Beautiful Backlight

Backlight can provide beautiful results

Backlight can provide beautiful results, but it also introduces a number of problems: flare, erratic exposure, contrast issues and lost detail are among the most common. Understanding how they impact the image and learning how to work with each results in successfully and dramatically lit photographs. It's certainly not the easiest type of light with which to work, but taming it is a lot less difficult than you think. Don't let backlight horror stories frighten you. Use the following tips to learn how to shoot into the light.
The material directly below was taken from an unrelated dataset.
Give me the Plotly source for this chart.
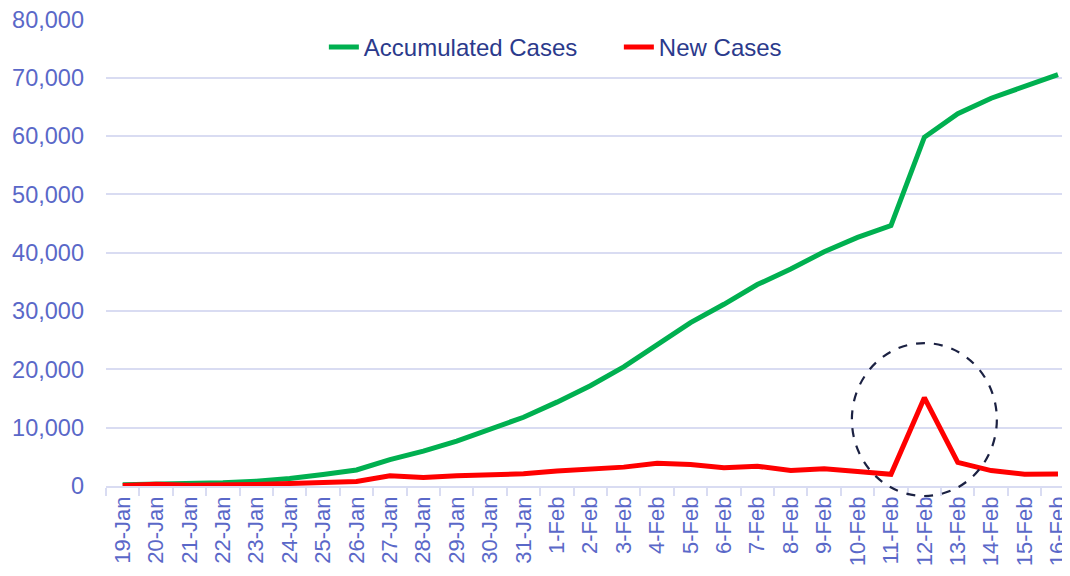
import plotly.graph_objects as go

dates = ["19-Jan","20-Jan","21-Jan","22-Jan","23-Jan","24-Jan","25-Jan","26-Jan","27-Jan","28-Jan",
         "29-Jan","30-Jan","31-Jan","1-Feb","2-Feb","3-Feb","4-Feb","5-Feb","6-Feb","7-Feb",
         "8-Feb","9-Feb","10-Feb","11-Feb","12-Feb","13-Feb","14-Feb","15-Feb","16-Feb"]
accumulated = [198, 291, 440, 571, 830, 1287, 1975, 2744, 4515, 5974,
               7711, 9692, 11791, 14380, 17205, 20438, 24324, 28018, 31161, 34546,
               37198, 40171, 42638, 44653, 59804, 63851, 66492, 68500, 70548]
new_cases = [77, 293, 149, 131, 259, 444, 688, 769, 1771, 1459,
             1737, 1982, 2102, 2590, 2829, 3235, 3887, 3694, 3143, 3385,
             2652, 2973, 2467, 2015, 15152, 4047, 2641, 2009, 2048]
y_ticks = [0, 10000, 20000, 30000, 40000, 50000, 60000, 70000, 80000]

FONT = "Liberation Sans, Arial, sans-serif"
TICK_COLOR = "#5A68C8"
GRID = "#D9DCF2"

fig = go.Figure()
fig.add_trace(go.Scatter(x=dates, y=accumulated, mode="lines",
                         name="Accumulated Cases", line=dict(color="#00B050", width=5)))
fig.add_trace(go.Scatter(x=dates, y=new_cases, mode="lines",
                         name="New Cases", line=dict(color="#FF0000", width=5)))

# dashed highlight circle around the 12-Feb spike (paper y so it is not clipped at the axis)
fig.add_shape(type="circle", xref="x", yref="paper", x0=21.83, x1=26.17, y0=-0.0214, y1=0.306,
              line=dict(color="#1B2142", width=2.2, dash="dash"))

fig.update_layout(
    width=1062, height=568,
    margin=dict(l=98, r=0, t=11, b=90, autoexpand=False),
    paper_bgcolor="white", plot_bgcolor="white",
    font=dict(family=FONT),
    showlegend=True,
    legend=dict(orientation="h", x=0.226, xanchor="left", y=0.939, yanchor="middle",
                font=dict(size=24, color="#2B3A8C", family=FONT),
                entrywidth=250, entrywidthmode="pixels",
                bgcolor="rgba(255,255,255,0)", tracegroupgap=0),
    xaxis=dict(
        type="category", categoryorder="array", categoryarray=dates,
        range=[-0.5, 28.36], tickangle=-90, automargin=False,
        ticklabeloverflow="allow",
        tickfont=dict(size=22, color=TICK_COLOR, family=FONT),
        showgrid=False, showline=True, linecolor=GRID, linewidth=1.5,
        ticks="outside", tickson="boundaries", ticklen=8, tickwidth=1.5, tickcolor=GRID,
        zeroline=False,
    ),
    yaxis=dict(
        range=[0, 80080], tickvals=y_ticks, tickformat=",d", automargin=False,
        ticklabeloverflow="allow",
        tickfont=dict(size=23.5, color=TICK_COLOR, family=FONT),
        showgrid=True, gridcolor=GRID, gridwidth=1.5,
        zeroline=False, showline=False, ticklabelstandoff=21,
    ),
)

fig.write_html("out.html")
Augment the Light—Reflector: The stronger the backlight, the less detail on the shadow side of the subject. In that it's the shadow side that faces the camera, little, if any detail is seen. In order to put light on the shadow side, use a reflector. A reflector directs light back onto the subject. In that the source of light hits the front of the reflector, aim the reflected light onto the subject. A white reflector bounces soft light onto the subject. A silver one creates a harsher and brighter source. To add warmth, use a gold one.
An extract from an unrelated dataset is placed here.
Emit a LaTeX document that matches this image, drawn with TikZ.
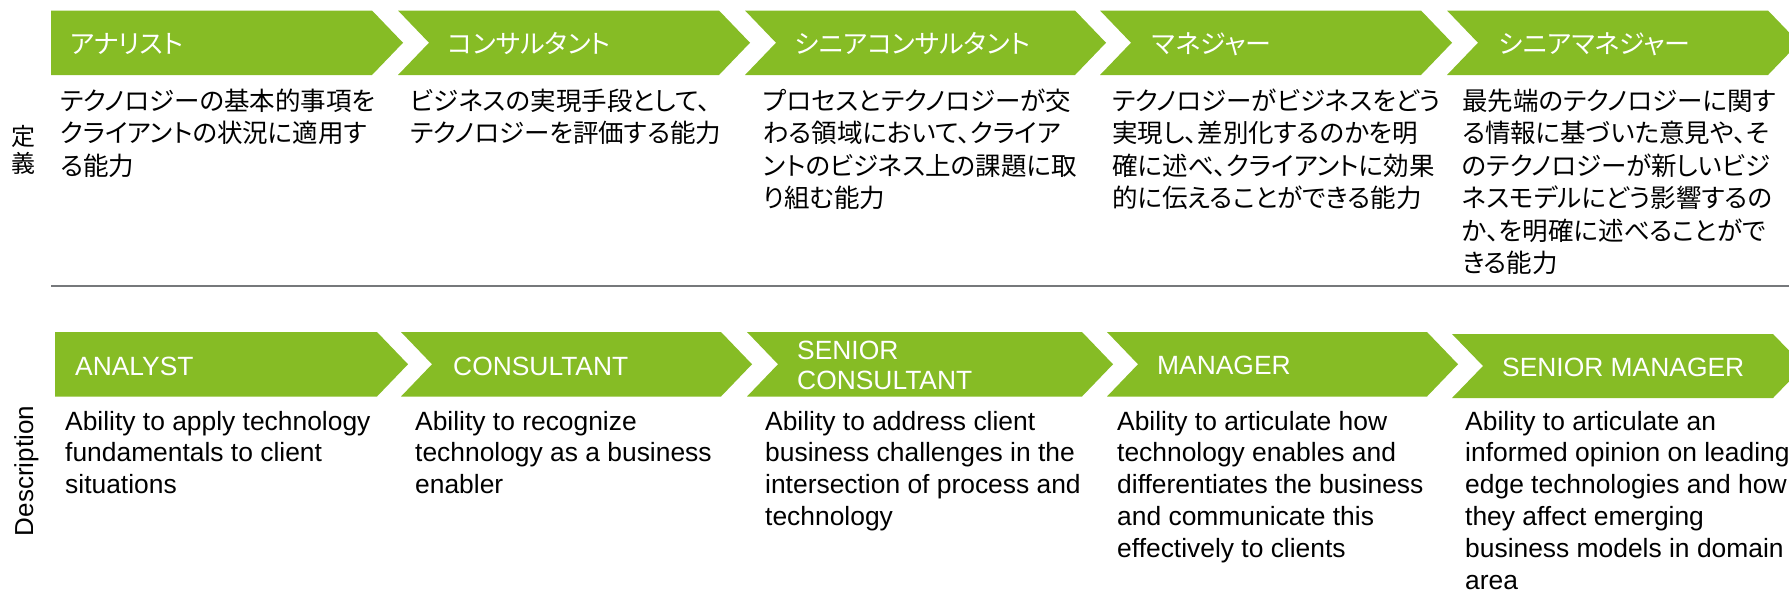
\documentclass[tikz,border=0pt]{standalone}
\usepackage{fontspec}
\setmainfont{Liberation Sans}
\newfontfamily\jp{Noto Sans CJK JP}[RawFeature=+palt]
\definecolor{dgreen}{RGB}{134,188,37}
\definecolor{rulegray}{RGB}{118,120,123}
\newcommand\chev[5]{%
  \pgfmathsetmacro\chevmid{(#3+#4)/2}%
  \fill[dgreen] (#1,#3) -- (#2,#3) -- (#2+31,\chevmid) -- (#2,#4) -- (#1,#4) -- (#1+#5,\chevmid) -- cycle;}
\tikzset{
  jphead/.style={font=\jp\fontsize{26}{30}\selectfont, text=white, anchor=base west, inner sep=0pt},
  jpbody/.style={font=\jp\fontsize{25.5}{32.5}\selectfont, text=black, anchor=base west, align=left, inner sep=0pt},
  enhead/.style={font=\fontsize{26.4}{30}\selectfont, text=white, anchor=base west, align=left, inner sep=0pt},
  enbody/.style={font=\fontsize{26.4}{31.8}\selectfont, text=black, anchor=base west, align=left, inner sep=0pt},
}
\begin{document}
\begin{tikzpicture}[x=1pt,y=-1pt]
\useasboundingbox (0,0) rectangle (1789,600);
\clip (0,0) rectangle (1789,600);
% top row chevrons
\chev{51}{372}{10.5}{75}{0}
\chev{398}{719}{10.5}{75}{31}
\chev{745}{1075}{10.5}{75}{31}
\chev{1100}{1421}{10.5}{75}{31}
\chev{1447}{1768}{10.5}{75}{31}
% bottom row chevrons
\chev{55}{377}{332}{396.5}{0}
\chev{401}{721}{332}{396.5}{31}
\chev{747}{1082}{332}{396.5}{31}
\chev{1107}{1427}{332}{396.5}{31}
\chev{1452}{1773}{334}{398}{31}
% separator rule
\coordinate (ruleL) at (51,286);
\coordinate (ruleR) at (1789,286);
\draw[rulegray, line width=2.3pt] (ruleL) -- (ruleR);
% side labels
\node[font=\jp\fontsize{24}{27}\selectfont, align=center, inner sep=0pt] (defn) at (23.5,150) {定\\義};
\node[font=\fontsize{26}{30}\selectfont, rotate=90, anchor=base, inner sep=0pt] (desc) at (33,471) {Description};
% top headers
\node[jphead] (h1) at (70,53) {アナリスト};
\node[jphead] (h2) at (448,53) {コンサルタント};
\node[jphead] (h3) at (795,53) {シニアコンサルタント};
\node[jphead] (h4) at (1152,53) {マネジャー};
\node[jphead] (h5) at (1499,53) {シニアマネジャー};
% top bodies (anchor = baseline of last line)
\node[jpbody] (j1) at (60,175) {テクノロジーの基本的事項を\\クライアントの状況に適用す\\る能力};
\node[jpbody] (j2) at (410,142.5) {ビジネスの実現手段として、\\テクノロジーを評価する能力};
\node[jpbody] (j3) at (763,207.5) {プロセスとテクノロジーが交\\わる領域において、クライア\\ントのビジネス上の課題に取\\り組む能力};
\node[jpbody] (j4) at (1112,207.5) {テクノロジーがビジネスをどう\\実現し、差別化するのかを明\\確に述べ、クライアントに効果\\的に伝えることができる能力};
\node[jpbody] (j5) at (1462,272.5) {最先端のテクノロジーに関す\\る情報に基づいた意見や、そ\\のテクノロジーが新しいビジ\\ネスモデルにどう影響するの\\か、を明確に述べることがで\\きる能力};
% bottom headers
\node[enhead] (e1) at (75,375) {ANALYST};
\node[enhead] (e2) at (453,375) {CONSULTANT};
\node[enhead] (e3) at (797,389) {SENIOR\\CONSULTANT};
\node[enhead] (e4) at (1157,374) {MANAGER};
\node[enhead] (e5) at (1502,376) {SENIOR MANAGER};
% bottom bodies (anchor = baseline of last line)
\node[enbody] (d1) at (65,493.6) {Ability to apply technology\\fundamentals to client\\situations};
\node[enbody] (d2) at (415,493.6) {Ability to recognize\\technology as a business\\enabler};
\node[enbody] (d3) at (765,525.4) {Ability to address client\\business challenges in the\\intersection of process and\\technology};
\node[enbody] (d4) at (1117,557.2) {Ability to articulate how\\technology enables and\\differentiates the business\\and communicate this\\effectively to clients};
\node[enbody] (d5) at (1465,589) {Ability to articulate an\\informed opinion on leading\\edge technologies and how\\they affect emerging\\business models in domain\\area};
\end{tikzpicture}
\end{document}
Augment the Light - Flash: With regards to the same issues confronted above, instead of using a reflector, let the ease of technology assist you in the form of a flash. The same effects can be had as with a reflector. If you want softer light, attach a diffuser. If you want a harsh bright source, use straight flash. Attach a warm toned gel over the front to create the same effect as a gold reflector. Flash has an added advantage of not needing an assistant to hold the reflector. While stands are available that support one on its own, a windy day can introduce many problems.

Block It: Use the sun to create an added dimension to the image in the form of a sunstar. Allow a small slice of it to peak from behind the subject. The sunstar adds a specular highlight to the image that becomes a focal point. If you're not familiar with this trick, I encourage you to play with it. Stop the lens down to ƒ/22. The aperture blades of the lens create a natural sunstar effect. Check your histogram to make sure the image isn't too dark. Due to the fact that you're shooting into a bright light source, the meter may be fooled. If the overall image is too dark, dial in plus compensation.

Silhouette It: If the subject has interesting form and shape, use strong backlight to your advantage and create a silhouette. Base the exposure on the sky. Exclude the sun from the composition and lock in the reading. This will net you a well exposed sky and silhouetted subject. If the exposure doesn’t give you a complete silhouette, dial in minus compensation. It’s also possible to use levels or curves to punch up the blacks in post processing.